Additional programs include Housing Assistance, Supplemental Security Income (SSI) and various types of aid directed to Senior Citizens. The list is long because $1 trillion goes a long way. But, as with SNAP, the threshold for receiving assistance is well above the poverty level for some programs. The idea of a threshold poverty level is itself problematical as calculated because it does not take into account all types of non-cash assistance that is available to low-income families.

 

In order to keep the spending machine humming, advocacy groups routinely exaggerate the number of poor people. Right now it is generally thought to be in the neighborhood of 14.5% of the population. But that calculation doesn’t take into account non-cash benefits and refundable tax credits, each of which would take 3 percentage points off the poverty calculation. Those adjustments alone would reduce the poverty rate down to about 8.5% of the population. Replace the all-urban CPI Index with the arguably better Personal Consumption Expenditure Index and the percentage of the population living in poverty drops to around 5%. (See this article in Forbes Magazine.)

 

While important, discussions about the percentage of people living in poverty and the proper measurement thereof are largely technical issues. More important are relationships between the incidence of poverty, the state of the macro-economy, and the success (or failure) of governmental policies designed to alleviate it.

 

The real question is: why are there persistent pockets of poverty around the U.S.? As demonstrated by the progressives’ bête noire Charles Murray in his 1984 book “Losing Ground”, the poverty rate in the U.S. dropped more or less continuously until the advent of the Great Society. Then progress stopped cold. It was (and remains) Murray’s thesis that social welfare programs (as implemented in America) tend to increase the incidence of poverty by creating incentives that reward myopic behavior rather than behavior that is conducive to escaping poverty. He also argued that the welfare state was a moral disaster in the way it separated accomplishment and effort.

 

Murray followed up in 2012 with “Coming Apart” in which he examined the divergence between two emerging classes of whites, which he labeled the New Upper Class and the New Lower Class. In “Coming Apart” Murray correlated the economic divide between the two classes with the acceptance or rejection of what we may call traditional values. Murray provides evidence that the New Upper Class continues to be more religious, have a stronger work ethic, and be more likely to maintain an intact family life compared to the New Lower Classes. (This jettisoning of traditional values among the New Lower Classes explains in part the emergence of the blue collar Trump vote.)

 

Murray’s arguments were (and are) extremely controversial. But as time goes by, the gathering evidence certainly seems to suggest that he is in fact largely correct.

 

So we seem to have a paradox on our hands, explainable by Murray’s thesis. Poverty has indeed declined by virtue of government assistance, but the magnitude of the decline is unclear. More to the point we have not answered the counterfactual–namely what would poverty have been in the absence of government anti-poverty programs?

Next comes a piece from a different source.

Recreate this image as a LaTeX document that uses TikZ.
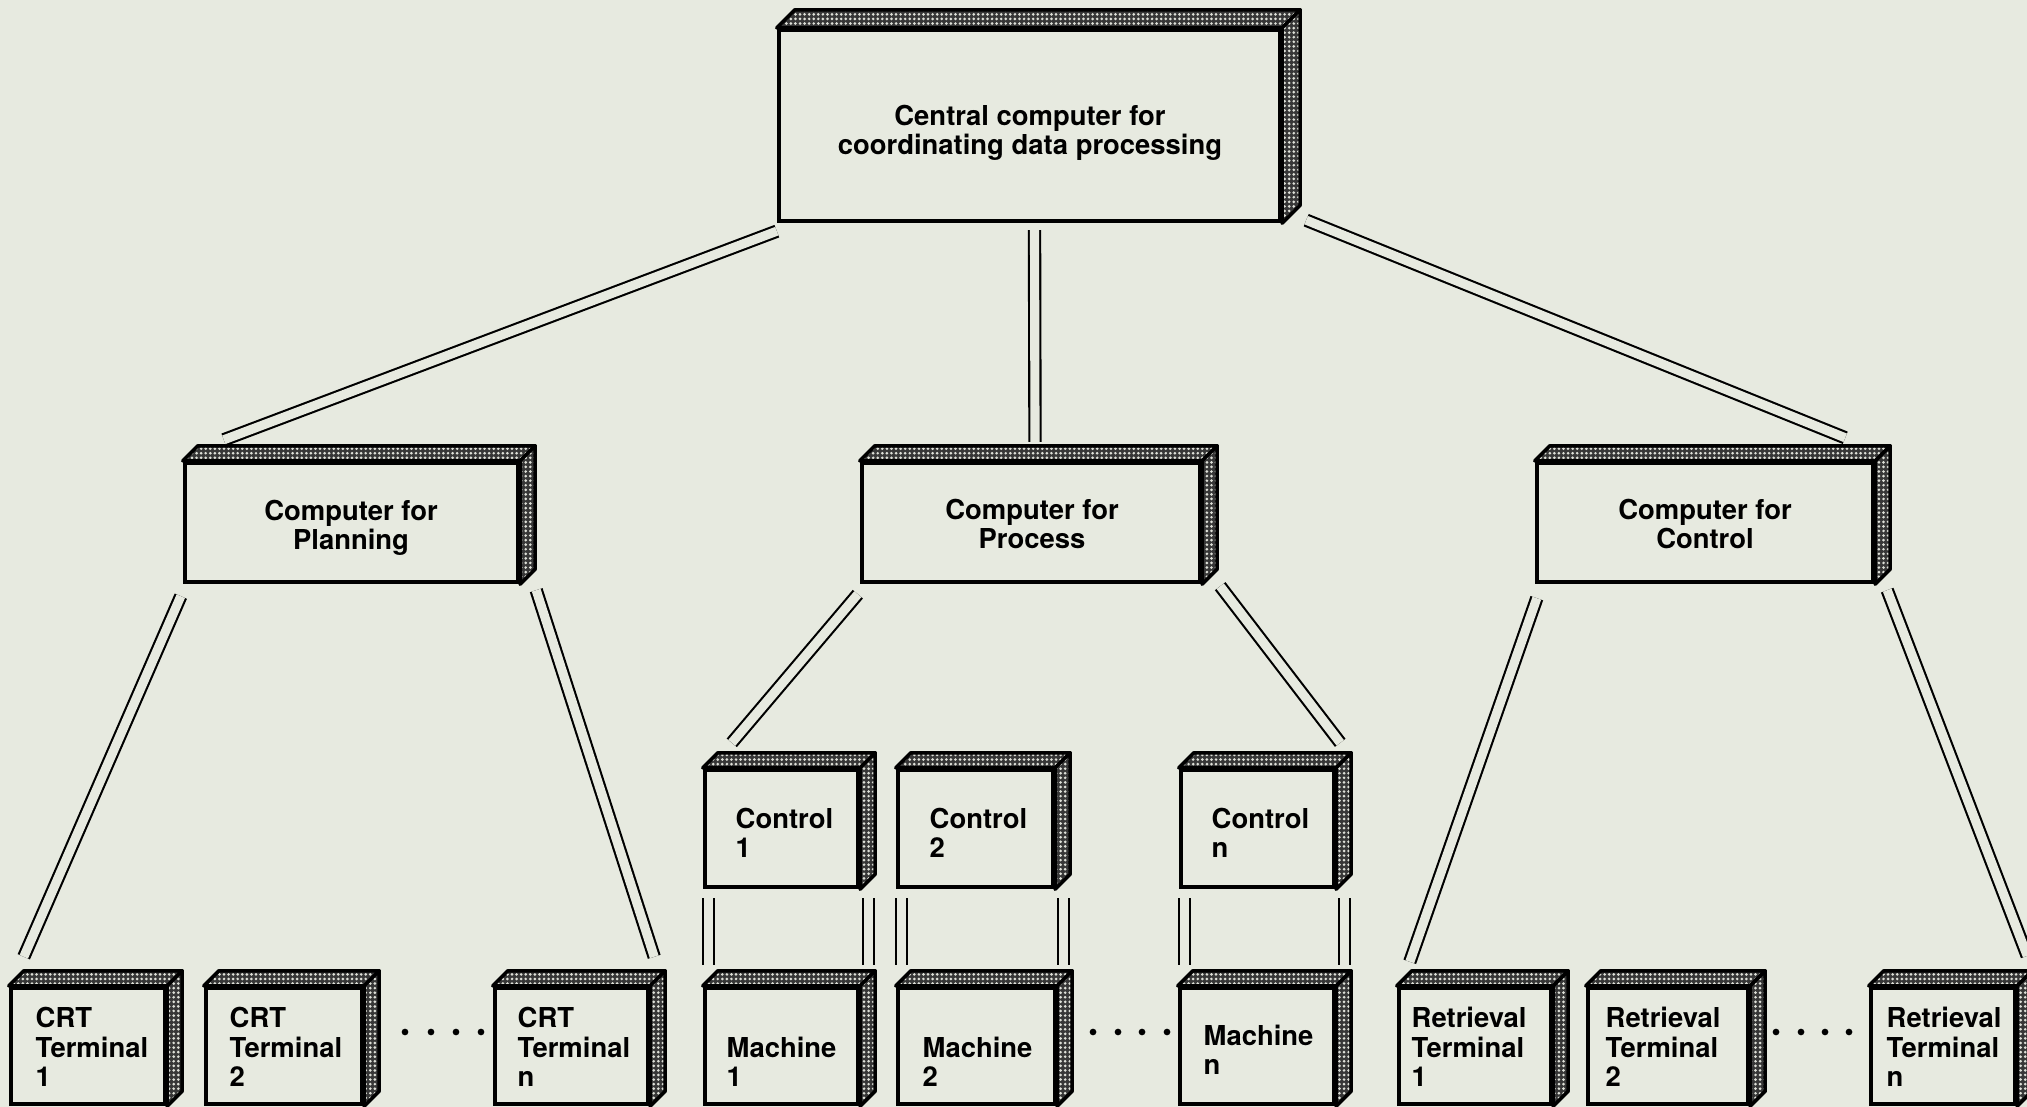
\documentclass[tikz,border=0pt]{standalone}
\usepackage{fontspec}
\setmainfont{TeX Gyre Heros}
\usetikzlibrary{calc,patterns.meta}
\definecolor{paper}{RGB}{231,234,224}
\definecolor{slabdark}{RGB}{55,55,55}
\definecolor{speck}{RGB}{222,224,216}

% front face of a 3-D slab, with dotted top and right faces
% #1 name, #2 x1, #3 y1, #4 x2, #5 y2, #6 depth
\newcommand\boxslab[6]{%
  \node[boxfront, minimum width={(#4-#2)*0.01cm}, minimum height={(#5-#3)*0.01cm}]
    (#1) at ({(#2+#4)/2},{(#3+#5)/2}) {};
  \foreach \fa/\fb in {north west/north east, north east/south east}{
    \fill[slabdark, postaction={boxspecks}]
      (#1.\fa) -- ++(#6,-#6) -- ($(#1.\fb)+(#6,-#6)$) -- (#1.\fb) -- cycle;
    \draw[boxrim]
      (#1.\fa) -- ++(#6,-#6) -- ($(#1.\fb)+(#6,-#6)$) -- (#1.\fb) -- cycle;
  }%
}

\begin{document}
\begin{tikzpicture}[x=0.01cm,y=-0.01cm,
  font=\fontsize{7.8}{8.4}\selectfont\bfseries,
  boxfront/.style={draw=black, line width=1.25pt, fill=paper, inner sep=0pt},
  boxrim/.style={draw=black, line width=1pt, line join=round},
  boxspecks/.style={pattern={Dots[distance=1.3pt, radius=0.42pt]}, pattern color=speck},
  wire/.style={draw=black, line width=0.6pt, double=paper, double distance=2.6pt},
  txt/.style={anchor=west, align=left, inner sep=0pt},
  ctxt/.style={align=center, inner sep=0pt},
  pip/.style={circle, fill=black, inner sep=0pt, minimum size=1.9pt}
]
\useasboundingbox (0,0) rectangle (2027,1107);
\fill[paper] (0,0) rectangle (2027,1107);

% ---- boxes ----
\boxslab{top}{779}{30}{1280}{221}{18}
\boxslab{plan}{185}{463}{518}{582}{15}
\boxslab{proc}{862}{463}{1200}{582}{15}
\boxslab{ctrl}{1537}{463}{1873}{582}{15}

\boxslab{c1}{705}{770}{858}{887}{15}
\boxslab{c2}{898}{770}{1053}{887}{15}
\boxslab{cn}{1181}{770}{1334}{887}{15}

\boxslab{m1}{705}{988}{858}{1104}{15}
\boxslab{m2}{898}{988}{1055}{1104}{15}
\boxslab{mn}{1180}{988}{1334}{1104}{15}

\boxslab{crt1}{11}{988}{165}{1104}{15}
\boxslab{crt2}{206}{988}{362}{1104}{15}
\boxslab{crtn}{495}{988}{648}{1104}{15}

\boxslab{r1}{1399}{988}{1551}{1104}{15}
\boxslab{r2}{1588}{988}{1748}{1104}{15}
\boxslab{rn}{1871}{988}{2015}{1104}{15}

% ---- double-line links between levels ----
\draw[wire] ($(top.south)+(5,7)$) -- ($(proc.north)+(4,-19)$);
\draw[wire] ($(top.south east)+(24,-3)$) -- ($(ctrl.north east)+(-30,-23)$);
\draw[wire] ($(top.south west)+(0,8)$) -- ($(plan.north west)+(41,-21)$);

\draw[wire] ($(plan.south west)+(-2,12)$) -- ($(crt1.north west)+(15,-29)$);
\draw[wire] ($(plan.south east)+(16,6)$) -- ($(crtn.north east)+(4,-29)$);

\draw[wire] ($(proc.south west)+(-2,10)$) -- ($(c1.north west)+(29,-25)$);
\draw[wire] ($(proc.south east)+(18,2)$) -- ($(cn.north east)+(4,-25)$);

\draw[wire] ($(ctrl.south west)+(2,14)$) -- ($(r1.north west)+(13,-24)$);
\draw[wire] ($(ctrl.south east)+(12,6)$) -- ($(rn.north east)+(10,-30)$);

\foreach \c/\m in {c1/m1, c2/m2, cn/mn}{
  \draw[wire] ($(\c.south west)+(6,9)$) -- ($(\c.south west |- \m.north west)+(6,-21)$);
  \draw[wire] ($(\c.south east)+(8,9)$) -- ($(\c.south east |- \m.north east)+(8,-21)$);
}

% ---- labels ----
\node[ctxt] (topt) at (1030,133) {Central computer for\\coordinating data processing};
\node[ctxt] (plant) at (351,528) {Computer for\\Planning};
\node[ctxt] (proct) at (1032,524) {Computer for\\Process};
\node[ctxt] (ctrlt) at (1705,524) {Computer for\\Control};

\node[txt] (c1t) at (735,833) {Control\\1};
\node[txt] (c2t) at (929,833) {Control\\2};
\node[txt] (cnt) at (1211,833) {Control\\n};

\node[txt] (m1t) at (726,1062) {Machine\\1};
\node[txt] (m2t) at (922,1062) {Machine\\2};
\node[txt] (mnt) at (1203,1050) {Machine\\n};

\node[txt] (crt1t) at (35,1047) {CRT\\Terminal\\1};
\node[txt] (crt2t) at (229,1047) {CRT\\Terminal\\2};
\node[txt] (crtnt) at (517,1047) {CRT\\Terminal\\n};

\node[txt] (r1t) at (1411,1047) {Retrieval\\Terminal\\1};
\node[txt] (r2t) at (1605,1047) {Retrieval\\Terminal\\2};
\node[txt] (rnt) at (1886,1047) {Retrieval\\Terminal\\n};

% ---- ellipsis dots ----
\foreach \x [count=\i] in {405,431,456,481}{\node[pip] (dc\i) at (\x,1032) {};}
\foreach \x [count=\i] in {1093,1118,1142,1167}{\node[pip] (dm\i) at (\x,1032) {};}
\foreach \x [count=\i] in {1776,1801,1825,1849}{\node[pip] (dr\i) at (\x,1032) {};}
\end{tikzpicture}
\end{document}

Murray has presented evidence that government assistance (as we know it today) has created a dependent class that is myopic, has given up on traditional values, and by virtue of that fact is ill equipped to help itself out of its rut, and as a result, may be worse off for the assistance. This hardly represents a policy victory to be built upon; if anything it points to the continuing social destruction brought about by the welfare state.

 

So progressives can wail all they want about savage budget cuts. But the truth of the matter is that the real damage done to our society is the result of savage progressive attacks on traditional values and institutions that left ordinary people unable to defend themselves and their families as their communities collapsed around them. The public schools they attended did not prepare them for the economy of the 21st century.  Nor are those schools preparing their children. But they are teaching them to feel good about themselves even as their test scores continue to sink and public institutions continue to fail.